## Collected data:
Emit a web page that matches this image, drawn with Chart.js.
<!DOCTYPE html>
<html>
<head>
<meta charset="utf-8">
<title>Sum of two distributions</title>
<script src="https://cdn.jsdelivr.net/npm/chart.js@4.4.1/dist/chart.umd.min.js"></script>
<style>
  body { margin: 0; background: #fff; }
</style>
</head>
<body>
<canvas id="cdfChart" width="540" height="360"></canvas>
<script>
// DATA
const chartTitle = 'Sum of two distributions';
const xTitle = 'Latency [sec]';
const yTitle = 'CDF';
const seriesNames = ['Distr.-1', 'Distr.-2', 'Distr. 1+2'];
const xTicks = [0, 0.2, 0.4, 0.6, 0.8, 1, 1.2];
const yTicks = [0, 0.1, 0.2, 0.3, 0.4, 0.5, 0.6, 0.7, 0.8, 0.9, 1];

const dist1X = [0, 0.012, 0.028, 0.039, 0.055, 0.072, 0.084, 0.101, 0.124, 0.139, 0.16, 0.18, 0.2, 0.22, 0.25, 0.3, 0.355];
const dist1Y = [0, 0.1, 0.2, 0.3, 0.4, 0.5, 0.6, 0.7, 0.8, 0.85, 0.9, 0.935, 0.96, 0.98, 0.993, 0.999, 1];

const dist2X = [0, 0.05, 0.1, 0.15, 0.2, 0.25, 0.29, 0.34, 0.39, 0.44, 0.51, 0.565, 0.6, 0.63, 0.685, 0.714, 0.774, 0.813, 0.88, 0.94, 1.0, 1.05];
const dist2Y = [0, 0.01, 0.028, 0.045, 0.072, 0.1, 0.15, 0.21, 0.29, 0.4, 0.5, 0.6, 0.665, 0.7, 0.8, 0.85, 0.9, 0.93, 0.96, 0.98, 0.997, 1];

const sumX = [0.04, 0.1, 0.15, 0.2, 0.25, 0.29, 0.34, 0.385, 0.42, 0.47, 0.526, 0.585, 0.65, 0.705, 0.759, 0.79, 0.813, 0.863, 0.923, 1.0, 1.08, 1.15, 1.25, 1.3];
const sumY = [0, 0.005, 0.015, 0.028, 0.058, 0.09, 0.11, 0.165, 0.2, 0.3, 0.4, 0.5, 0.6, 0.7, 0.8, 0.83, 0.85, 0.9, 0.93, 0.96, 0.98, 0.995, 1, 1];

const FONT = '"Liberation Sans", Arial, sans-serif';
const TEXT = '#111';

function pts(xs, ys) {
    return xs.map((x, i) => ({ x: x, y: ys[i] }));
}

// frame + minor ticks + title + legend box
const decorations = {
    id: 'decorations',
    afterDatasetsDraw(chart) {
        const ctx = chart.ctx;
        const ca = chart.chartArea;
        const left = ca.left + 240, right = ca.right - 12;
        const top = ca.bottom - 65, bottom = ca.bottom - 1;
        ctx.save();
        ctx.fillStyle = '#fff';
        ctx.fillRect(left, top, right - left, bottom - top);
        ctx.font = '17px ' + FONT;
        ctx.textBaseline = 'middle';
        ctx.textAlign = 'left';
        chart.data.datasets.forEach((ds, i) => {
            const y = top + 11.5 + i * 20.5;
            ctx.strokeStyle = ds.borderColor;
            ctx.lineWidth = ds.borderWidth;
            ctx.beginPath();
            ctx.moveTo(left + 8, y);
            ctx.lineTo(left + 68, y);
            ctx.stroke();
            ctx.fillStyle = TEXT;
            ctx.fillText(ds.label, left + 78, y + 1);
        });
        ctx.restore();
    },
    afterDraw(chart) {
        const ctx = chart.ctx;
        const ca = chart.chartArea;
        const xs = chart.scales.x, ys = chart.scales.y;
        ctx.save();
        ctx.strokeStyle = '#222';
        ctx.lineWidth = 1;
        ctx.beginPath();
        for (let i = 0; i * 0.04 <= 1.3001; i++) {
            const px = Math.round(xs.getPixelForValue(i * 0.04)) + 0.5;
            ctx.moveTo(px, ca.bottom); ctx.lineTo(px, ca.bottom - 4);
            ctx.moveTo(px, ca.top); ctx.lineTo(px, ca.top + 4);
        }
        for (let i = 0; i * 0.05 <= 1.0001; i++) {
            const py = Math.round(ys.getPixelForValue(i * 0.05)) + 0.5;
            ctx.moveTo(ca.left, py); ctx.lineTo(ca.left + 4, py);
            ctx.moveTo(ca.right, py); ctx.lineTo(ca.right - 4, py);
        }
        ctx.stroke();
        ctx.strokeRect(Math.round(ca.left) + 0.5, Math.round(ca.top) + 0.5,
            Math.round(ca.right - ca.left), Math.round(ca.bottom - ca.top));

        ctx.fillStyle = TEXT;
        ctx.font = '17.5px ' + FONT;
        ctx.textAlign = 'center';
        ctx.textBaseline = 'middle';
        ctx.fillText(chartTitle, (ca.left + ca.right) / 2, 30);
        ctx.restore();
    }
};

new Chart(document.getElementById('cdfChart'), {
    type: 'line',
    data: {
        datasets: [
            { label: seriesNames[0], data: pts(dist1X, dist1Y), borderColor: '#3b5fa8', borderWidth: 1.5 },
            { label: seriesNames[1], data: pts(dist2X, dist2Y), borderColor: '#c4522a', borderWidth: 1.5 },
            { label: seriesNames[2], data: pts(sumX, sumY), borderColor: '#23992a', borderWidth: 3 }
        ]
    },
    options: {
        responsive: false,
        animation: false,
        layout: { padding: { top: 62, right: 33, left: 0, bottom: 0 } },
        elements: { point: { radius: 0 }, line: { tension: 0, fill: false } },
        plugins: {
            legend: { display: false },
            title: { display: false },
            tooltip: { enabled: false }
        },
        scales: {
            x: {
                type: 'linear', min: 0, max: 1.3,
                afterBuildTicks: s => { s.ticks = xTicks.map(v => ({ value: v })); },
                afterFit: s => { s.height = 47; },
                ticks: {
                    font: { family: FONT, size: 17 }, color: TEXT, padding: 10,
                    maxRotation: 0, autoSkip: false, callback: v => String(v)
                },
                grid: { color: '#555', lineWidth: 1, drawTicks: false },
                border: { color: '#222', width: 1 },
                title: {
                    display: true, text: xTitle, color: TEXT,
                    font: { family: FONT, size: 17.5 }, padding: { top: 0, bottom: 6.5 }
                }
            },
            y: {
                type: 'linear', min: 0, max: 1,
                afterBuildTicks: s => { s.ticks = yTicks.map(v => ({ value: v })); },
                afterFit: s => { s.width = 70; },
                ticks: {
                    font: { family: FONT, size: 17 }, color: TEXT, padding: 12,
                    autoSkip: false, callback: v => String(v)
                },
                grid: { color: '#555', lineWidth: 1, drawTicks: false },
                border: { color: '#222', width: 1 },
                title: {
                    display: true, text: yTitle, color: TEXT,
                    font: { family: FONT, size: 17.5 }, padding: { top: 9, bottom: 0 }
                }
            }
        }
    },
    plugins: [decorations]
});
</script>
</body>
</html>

## What this task involves:
Copy every line exactly. Leave nothing out.

## Solution to the problem:
Emit a web page that matches this image, drawn with Chart.js.
<!DOCTYPE html>
<html>
<head>
<meta charset="utf-8">
<title>Sum of two distributions</title>
<script src="https://cdn.jsdelivr.net/npm/chart.js@4.4.1/dist/chart.umd.min.js"></script>
<style>
  body { margin: 0; background: #fff; }
</style>
</head>
<body>
<canvas id="cdfChart" width="540" height="360"></canvas>
<script>
// DATA
const chartTitle = 'Sum of two distributions';
const xTitle = 'Latency [sec]';
const yTitle = 'CDF';
const seriesNames = ['Distr.-1', 'Distr.-2', 'Distr. 1+2'];
const xTicks = [0, 0.2, 0.4, 0.6, 0.8, 1, 1.2];
const yTicks = [0, 0.1, 0.2, 0.3, 0.4, 0.5, 0.6, 0.7, 0.8, 0.9, 1];

const dist1X = [0, 0.012, 0.028, 0.039, 0.055, 0.072, 0.084, 0.101, 0.124, 0.139, 0.16, 0.18, 0.2, 0.22, 0.25, 0.3, 0.355];
const dist1Y = [0, 0.1, 0.2, 0.3, 0.4, 0.5, 0.6, 0.7, 0.8, 0.85, 0.9, 0.935, 0.96, 0.98, 0.993, 0.999, 1];

const dist2X = [0, 0.05, 0.1, 0.15, 0.2, 0.25, 0.29, 0.34, 0.39, 0.44, 0.51, 0.565, 0.6, 0.63, 0.685, 0.714, 0.774, 0.813, 0.88, 0.94, 1.0, 1.05];
const dist2Y = [0, 0.01, 0.028, 0.045, 0.072, 0.1, 0.15, 0.21, 0.29, 0.4, 0.5, 0.6, 0.665, 0.7, 0.8, 0.85, 0.9, 0.93, 0.96, 0.98, 0.997, 1];

const sumX = [0.04, 0.1, 0.15, 0.2, 0.25, 0.29, 0.34, 0.385, 0.42, 0.47, 0.526, 0.585, 0.65, 0.705, 0.759, 0.79, 0.813, 0.863, 0.923, 1.0, 1.08, 1.15, 1.25, 1.3];
const sumY = [0, 0.005, 0.015, 0.028, 0.058, 0.09, 0.11, 0.165, 0.2, 0.3, 0.4, 0.5, 0.6, 0.7, 0.8, 0.83, 0.85, 0.9, 0.93, 0.96, 0.98, 0.995, 1, 1];

const FONT = '"Liberation Sans", Arial, sans-serif';
const TEXT = '#111';

function pts(xs, ys) {
    return xs.map((x, i) => ({ x: x, y: ys[i] }));
}

// frame + minor ticks + title + legend box
const decorations = {
    id: 'decorations',
    afterDatasetsDraw(chart) {
        const ctx = chart.ctx;
        const ca = chart.chartArea;
        const left = ca.left + 240, right = ca.right - 12;
        const top = ca.bottom - 65, bottom = ca.bottom - 1;
        ctx.save();
        ctx.fillStyle = '#fff';
        ctx.fillRect(left, top, right - left, bottom - top);
        ctx.font = '17px ' + FONT;
        ctx.textBaseline = 'middle';
        ctx.textAlign = 'left';
        chart.data.datasets.forEach((ds, i) => {
            const y = top + 11.5 + i * 20.5;
            ctx.strokeStyle = ds.borderColor;
            ctx.lineWidth = ds.borderWidth;
            ctx.beginPath();
            ctx.moveTo(left + 8, y);
            ctx.lineTo(left + 68, y);
            ctx.stroke();
            ctx.fillStyle = TEXT;
            ctx.fillText(ds.label, left + 78, y + 1);
        });
        ctx.restore();
    },
    afterDraw(chart) {
        const ctx = chart.ctx;
        const ca = chart.chartArea;
        const xs = chart.scales.x, ys = chart.scales.y;
        ctx.save();
        ctx.strokeStyle = '#222';
        ctx.lineWidth = 1;
        ctx.beginPath();
        for (let i = 0; i * 0.04 <= 1.3001; i++) {
            const px = Math.round(xs.getPixelForValue(i * 0.04)) + 0.5;
            ctx.moveTo(px, ca.bottom); ctx.lineTo(px, ca.bottom - 4);
            ctx.moveTo(px, ca.top); ctx.lineTo(px, ca.top + 4);
        }
        for (let i = 0; i * 0.05 <= 1.0001; i++) {
            const py = Math.round(ys.getPixelForValue(i * 0.05)) + 0.5;
            ctx.moveTo(ca.left, py); ctx.lineTo(ca.left + 4, py);
            ctx.moveTo(ca.right, py); ctx.lineTo(ca.right - 4, py);
        }
        ctx.stroke();
        ctx.strokeRect(Math.round(ca.left) + 0.5, Math.round(ca.top) + 0.5,
            Math.round(ca.right - ca.left), Math.round(ca.bottom - ca.top));

        ctx.fillStyle = TEXT;
        ctx.font = '17.5px ' + FONT;
        ctx.textAlign = 'center';
        ctx.textBaseline = 'middle';
        ctx.fillText(chartTitle, (ca.left + ca.right) / 2, 30);
        ctx.restore();
    }
};

new Chart(document.getElementById('cdfChart'), {
    type: 'line',
    data: {
        datasets: [
            { label: seriesNames[0], data: pts(dist1X, dist1Y), borderColor: '#3b5fa8', borderWidth: 1.5 },
            { label: seriesNames[1], data: pts(dist2X, dist2Y), borderColor: '#c4522a', borderWidth: 1.5 },
            { label: seriesNames[2], data: pts(sumX, sumY), borderColor: '#23992a', borderWidth: 3 }
        ]
    },
    options: {
        responsive: false,
        animation: false,
        layout: { padding: { top: 62, right: 33, left: 0, bottom: 0 } },
        elements: { point: { radius: 0 }, line: { tension: 0, fill: false } },
        plugins: {
            legend: { display: false },
            title: { display: false },
            tooltip: { enabled: false }
        },
        scales: {
            x: {
                type: 'linear', min: 0, max: 1.3,
                afterBuildTicks: s => { s.ticks = xTicks.map(v => ({ value: v })); },
                afterFit: s => { s.height = 47; },
                ticks: {
                    font: { family: FONT, size: 17 }, color: TEXT, padding: 10,
                    maxRotation: 0, autoSkip: false, callback: v => String(v)
                },
                grid: { color: '#555', lineWidth: 1, drawTicks: false },
                border: { color: '#222', width: 1 },
                title: {
                    display: true, text: xTitle, color: TEXT,
                    font: { family: FONT, size: 17.5 }, padding: { top: 0, bottom: 6.5 }
                }
            },
            y: {
                type: 'linear', min: 0, max: 1,
                afterBuildTicks: s => { s.ticks = yTicks.map(v => ({ value: v })); },
                afterFit: s => { s.width = 70; },
                ticks: {
                    font: { family: FONT, size: 17 }, color: TEXT, padding: 12,
                    autoSkip: false, callback: v => String(v)
                },
                grid: { color: '#555', lineWidth: 1, drawTicks: false },
                border: { color: '#222', width: 1 },
                title: {
                    display: true, text: yTitle, color: TEXT,
                    font: { family: FONT, size: 17.5 }, padding: { top: 9, bottom: 0 }
                }
            }
        }
    },
    plugins: [decorations]
});
</script>
</body>
</html>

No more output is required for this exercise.